EXERCISE PROMPT
Exactly as written, write out the lines below from the first to the one containing "var sEmptyEnd = [[100, 996]];", inclusive. Pictures do not belong in the copy.
★ ★ ★ ★ ★
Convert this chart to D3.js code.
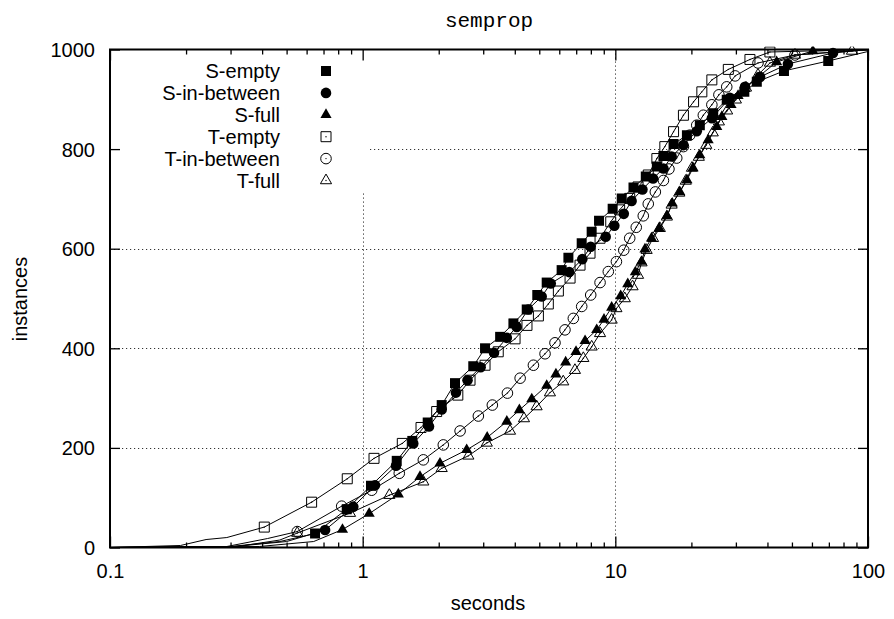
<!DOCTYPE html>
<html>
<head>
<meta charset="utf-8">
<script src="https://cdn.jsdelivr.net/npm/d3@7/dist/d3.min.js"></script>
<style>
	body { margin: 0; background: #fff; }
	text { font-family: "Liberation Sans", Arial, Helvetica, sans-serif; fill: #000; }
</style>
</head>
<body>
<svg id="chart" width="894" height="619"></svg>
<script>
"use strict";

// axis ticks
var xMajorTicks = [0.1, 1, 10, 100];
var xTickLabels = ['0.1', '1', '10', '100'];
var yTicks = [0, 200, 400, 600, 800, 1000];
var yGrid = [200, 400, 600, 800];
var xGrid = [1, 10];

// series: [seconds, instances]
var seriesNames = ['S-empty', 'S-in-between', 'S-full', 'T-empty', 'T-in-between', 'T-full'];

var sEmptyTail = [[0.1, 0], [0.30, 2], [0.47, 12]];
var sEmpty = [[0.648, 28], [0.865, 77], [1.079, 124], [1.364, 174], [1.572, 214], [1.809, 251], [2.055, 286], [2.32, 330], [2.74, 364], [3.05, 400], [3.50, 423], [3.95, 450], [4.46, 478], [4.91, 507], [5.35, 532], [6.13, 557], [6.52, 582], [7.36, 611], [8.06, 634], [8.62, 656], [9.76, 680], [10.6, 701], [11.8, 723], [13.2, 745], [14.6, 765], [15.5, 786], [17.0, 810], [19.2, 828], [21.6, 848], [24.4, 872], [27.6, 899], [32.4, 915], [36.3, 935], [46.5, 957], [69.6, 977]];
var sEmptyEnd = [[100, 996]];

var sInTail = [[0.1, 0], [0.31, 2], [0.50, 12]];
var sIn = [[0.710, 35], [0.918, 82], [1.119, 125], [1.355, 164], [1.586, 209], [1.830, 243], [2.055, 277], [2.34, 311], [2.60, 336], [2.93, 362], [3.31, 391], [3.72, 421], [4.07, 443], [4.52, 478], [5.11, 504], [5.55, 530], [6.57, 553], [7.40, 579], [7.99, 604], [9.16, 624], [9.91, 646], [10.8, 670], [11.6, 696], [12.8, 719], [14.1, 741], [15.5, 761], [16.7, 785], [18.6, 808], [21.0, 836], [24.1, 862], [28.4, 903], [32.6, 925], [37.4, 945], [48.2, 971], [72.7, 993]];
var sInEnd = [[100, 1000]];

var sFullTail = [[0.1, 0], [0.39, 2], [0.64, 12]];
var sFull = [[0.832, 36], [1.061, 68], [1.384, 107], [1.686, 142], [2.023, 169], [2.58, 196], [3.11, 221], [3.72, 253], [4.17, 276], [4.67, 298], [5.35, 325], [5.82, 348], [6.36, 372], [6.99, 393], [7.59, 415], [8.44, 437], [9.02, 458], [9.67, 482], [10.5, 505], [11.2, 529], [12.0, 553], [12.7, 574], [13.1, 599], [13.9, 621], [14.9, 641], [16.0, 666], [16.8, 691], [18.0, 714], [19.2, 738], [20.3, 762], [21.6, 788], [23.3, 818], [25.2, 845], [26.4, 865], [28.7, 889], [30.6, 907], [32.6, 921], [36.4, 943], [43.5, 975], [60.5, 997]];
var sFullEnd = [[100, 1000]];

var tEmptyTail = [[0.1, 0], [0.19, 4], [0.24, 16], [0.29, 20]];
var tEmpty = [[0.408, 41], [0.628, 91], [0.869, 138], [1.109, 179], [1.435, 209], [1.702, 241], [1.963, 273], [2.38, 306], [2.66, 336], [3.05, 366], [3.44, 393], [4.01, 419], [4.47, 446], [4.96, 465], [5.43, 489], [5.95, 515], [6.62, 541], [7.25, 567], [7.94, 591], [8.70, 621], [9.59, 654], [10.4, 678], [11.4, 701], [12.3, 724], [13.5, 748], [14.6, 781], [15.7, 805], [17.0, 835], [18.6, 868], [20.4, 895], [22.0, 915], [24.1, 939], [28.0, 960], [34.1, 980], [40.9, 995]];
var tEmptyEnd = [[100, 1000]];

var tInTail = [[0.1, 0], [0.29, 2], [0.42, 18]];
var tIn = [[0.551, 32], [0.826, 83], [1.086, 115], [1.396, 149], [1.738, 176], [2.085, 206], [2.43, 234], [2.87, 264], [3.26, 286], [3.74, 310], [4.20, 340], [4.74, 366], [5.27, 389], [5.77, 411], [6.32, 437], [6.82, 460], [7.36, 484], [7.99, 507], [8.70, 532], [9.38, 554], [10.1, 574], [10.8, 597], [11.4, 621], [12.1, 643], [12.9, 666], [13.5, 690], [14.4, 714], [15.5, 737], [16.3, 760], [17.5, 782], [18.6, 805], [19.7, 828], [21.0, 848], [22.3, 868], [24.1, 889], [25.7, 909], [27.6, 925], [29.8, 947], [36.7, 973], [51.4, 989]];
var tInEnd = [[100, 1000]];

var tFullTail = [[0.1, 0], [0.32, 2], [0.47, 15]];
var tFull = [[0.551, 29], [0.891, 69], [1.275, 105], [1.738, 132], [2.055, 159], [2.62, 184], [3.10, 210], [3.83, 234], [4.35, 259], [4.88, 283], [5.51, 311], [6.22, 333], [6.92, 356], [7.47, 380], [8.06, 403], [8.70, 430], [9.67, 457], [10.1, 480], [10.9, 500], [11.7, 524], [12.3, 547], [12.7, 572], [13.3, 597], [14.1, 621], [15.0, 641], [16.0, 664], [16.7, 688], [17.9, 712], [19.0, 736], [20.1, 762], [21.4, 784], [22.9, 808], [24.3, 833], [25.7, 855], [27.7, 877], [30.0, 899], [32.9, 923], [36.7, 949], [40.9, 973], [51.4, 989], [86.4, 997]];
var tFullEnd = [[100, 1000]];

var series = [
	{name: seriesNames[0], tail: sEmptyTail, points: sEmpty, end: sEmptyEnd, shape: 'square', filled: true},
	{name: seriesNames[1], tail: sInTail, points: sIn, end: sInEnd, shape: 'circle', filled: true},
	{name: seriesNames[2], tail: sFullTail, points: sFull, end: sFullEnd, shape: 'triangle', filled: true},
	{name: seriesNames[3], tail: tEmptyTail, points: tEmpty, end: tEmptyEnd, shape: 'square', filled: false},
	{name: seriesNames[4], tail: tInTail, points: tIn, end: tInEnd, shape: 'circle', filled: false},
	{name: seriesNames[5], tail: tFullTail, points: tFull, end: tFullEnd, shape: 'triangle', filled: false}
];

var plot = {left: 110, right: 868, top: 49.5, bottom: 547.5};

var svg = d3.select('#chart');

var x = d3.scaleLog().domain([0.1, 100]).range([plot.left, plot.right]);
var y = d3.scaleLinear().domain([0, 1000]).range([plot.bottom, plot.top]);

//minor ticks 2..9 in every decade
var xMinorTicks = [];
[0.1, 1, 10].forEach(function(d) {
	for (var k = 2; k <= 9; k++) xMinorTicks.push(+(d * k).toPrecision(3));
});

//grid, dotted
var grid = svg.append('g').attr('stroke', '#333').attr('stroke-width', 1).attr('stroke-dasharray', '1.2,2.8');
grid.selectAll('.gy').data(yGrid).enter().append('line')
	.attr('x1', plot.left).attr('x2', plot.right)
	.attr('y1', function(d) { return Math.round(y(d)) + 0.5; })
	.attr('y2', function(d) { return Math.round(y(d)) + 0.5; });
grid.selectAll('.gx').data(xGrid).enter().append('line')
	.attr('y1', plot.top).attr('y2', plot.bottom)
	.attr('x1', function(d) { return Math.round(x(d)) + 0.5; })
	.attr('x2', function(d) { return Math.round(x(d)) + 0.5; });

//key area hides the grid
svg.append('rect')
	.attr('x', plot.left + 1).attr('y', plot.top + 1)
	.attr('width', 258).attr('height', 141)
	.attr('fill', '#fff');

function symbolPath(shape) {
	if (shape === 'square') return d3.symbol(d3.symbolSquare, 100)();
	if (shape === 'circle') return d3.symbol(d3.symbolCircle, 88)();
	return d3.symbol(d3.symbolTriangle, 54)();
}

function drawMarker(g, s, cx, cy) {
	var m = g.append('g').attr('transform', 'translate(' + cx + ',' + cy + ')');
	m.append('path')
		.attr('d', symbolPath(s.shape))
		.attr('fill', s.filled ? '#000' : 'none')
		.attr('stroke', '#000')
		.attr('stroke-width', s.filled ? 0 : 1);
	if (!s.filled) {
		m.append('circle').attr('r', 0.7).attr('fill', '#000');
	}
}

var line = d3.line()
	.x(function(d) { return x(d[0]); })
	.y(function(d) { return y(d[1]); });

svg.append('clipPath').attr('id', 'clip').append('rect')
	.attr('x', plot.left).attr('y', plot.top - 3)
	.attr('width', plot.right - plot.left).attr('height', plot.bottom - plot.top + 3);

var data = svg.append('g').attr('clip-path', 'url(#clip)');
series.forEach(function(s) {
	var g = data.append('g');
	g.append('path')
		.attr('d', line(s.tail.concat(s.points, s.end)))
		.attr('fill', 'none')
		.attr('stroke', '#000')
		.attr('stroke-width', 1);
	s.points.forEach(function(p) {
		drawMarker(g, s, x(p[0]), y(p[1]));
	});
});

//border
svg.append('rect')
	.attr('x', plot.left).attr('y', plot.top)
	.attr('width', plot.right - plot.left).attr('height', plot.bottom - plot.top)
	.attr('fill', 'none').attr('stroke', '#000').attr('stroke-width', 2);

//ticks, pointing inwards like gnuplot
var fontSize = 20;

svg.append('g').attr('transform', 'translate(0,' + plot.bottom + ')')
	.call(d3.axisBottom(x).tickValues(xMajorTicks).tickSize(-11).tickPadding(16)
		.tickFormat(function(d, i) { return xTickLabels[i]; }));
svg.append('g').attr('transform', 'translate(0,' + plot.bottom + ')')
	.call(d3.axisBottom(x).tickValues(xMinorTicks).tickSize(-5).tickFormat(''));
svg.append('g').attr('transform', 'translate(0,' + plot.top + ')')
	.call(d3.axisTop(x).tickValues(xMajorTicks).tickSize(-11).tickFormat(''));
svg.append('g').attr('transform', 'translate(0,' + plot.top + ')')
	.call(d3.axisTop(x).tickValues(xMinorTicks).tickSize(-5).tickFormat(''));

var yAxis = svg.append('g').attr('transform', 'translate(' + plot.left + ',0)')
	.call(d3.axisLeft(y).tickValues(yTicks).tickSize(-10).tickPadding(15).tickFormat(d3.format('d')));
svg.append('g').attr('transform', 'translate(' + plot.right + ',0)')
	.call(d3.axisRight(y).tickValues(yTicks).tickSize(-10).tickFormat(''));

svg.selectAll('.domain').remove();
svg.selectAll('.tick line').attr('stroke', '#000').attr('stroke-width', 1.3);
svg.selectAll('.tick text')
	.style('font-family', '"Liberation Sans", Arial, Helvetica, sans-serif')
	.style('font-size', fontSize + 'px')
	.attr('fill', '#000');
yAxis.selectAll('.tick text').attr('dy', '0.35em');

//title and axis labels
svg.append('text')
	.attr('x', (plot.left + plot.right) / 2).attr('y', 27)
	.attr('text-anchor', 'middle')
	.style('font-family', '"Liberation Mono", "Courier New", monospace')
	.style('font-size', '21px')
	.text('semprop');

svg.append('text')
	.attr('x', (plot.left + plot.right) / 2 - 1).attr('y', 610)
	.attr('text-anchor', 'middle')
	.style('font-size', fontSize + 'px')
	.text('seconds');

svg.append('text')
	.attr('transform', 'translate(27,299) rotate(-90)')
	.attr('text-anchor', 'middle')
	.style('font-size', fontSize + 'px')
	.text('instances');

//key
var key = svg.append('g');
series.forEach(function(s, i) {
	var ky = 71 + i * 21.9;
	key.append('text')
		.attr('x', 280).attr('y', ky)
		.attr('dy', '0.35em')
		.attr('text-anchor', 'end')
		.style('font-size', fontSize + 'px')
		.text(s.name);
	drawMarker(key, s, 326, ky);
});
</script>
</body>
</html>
★ ★ ★ ★ ★
SOLUTION
Convert this chart to D3.js code.
<!DOCTYPE html>
<html>
<head>
<meta charset="utf-8">
<script src="https://cdn.jsdelivr.net/npm/d3@7/dist/d3.min.js"></script>
<style>
	body { margin: 0; background: #fff; }
	text { font-family: "Liberation Sans", Arial, Helvetica, sans-serif; fill: #000; }
</style>
</head>
<body>
<svg id="chart" width="894" height="619"></svg>
<script>
"use strict";

// axis ticks
var xMajorTicks = [0.1, 1, 10, 100];
var xTickLabels = ['0.1', '1', '10', '100'];
var yTicks = [0, 200, 400, 600, 800, 1000];
var yGrid = [200, 400, 600, 800];
var xGrid = [1, 10];

// series: [seconds, instances]
var seriesNames = ['S-empty', 'S-in-between', 'S-full', 'T-empty', 'T-in-between', 'T-full'];

var sEmptyTail = [[0.1, 0], [0.30, 2], [0.47, 12]];
var sEmpty = [[0.648, 28], [0.865, 77], [1.079, 124], [1.364, 174], [1.572, 214], [1.809, 251], [2.055, 286], [2.32, 330], [2.74, 364], [3.05, 400], [3.50, 423], [3.95, 450], [4.46, 478], [4.91, 507], [5.35, 532], [6.13, 557], [6.52, 582], [7.36, 611], [8.06, 634], [8.62, 656], [9.76, 680], [10.6, 701], [11.8, 723], [13.2, 745], [14.6, 765], [15.5, 786], [17.0, 810], [19.2, 828], [21.6, 848], [24.4, 872], [27.6, 899], [32.4, 915], [36.3, 935], [46.5, 957], [69.6, 977]];
var sEmptyEnd = [[100, 996]];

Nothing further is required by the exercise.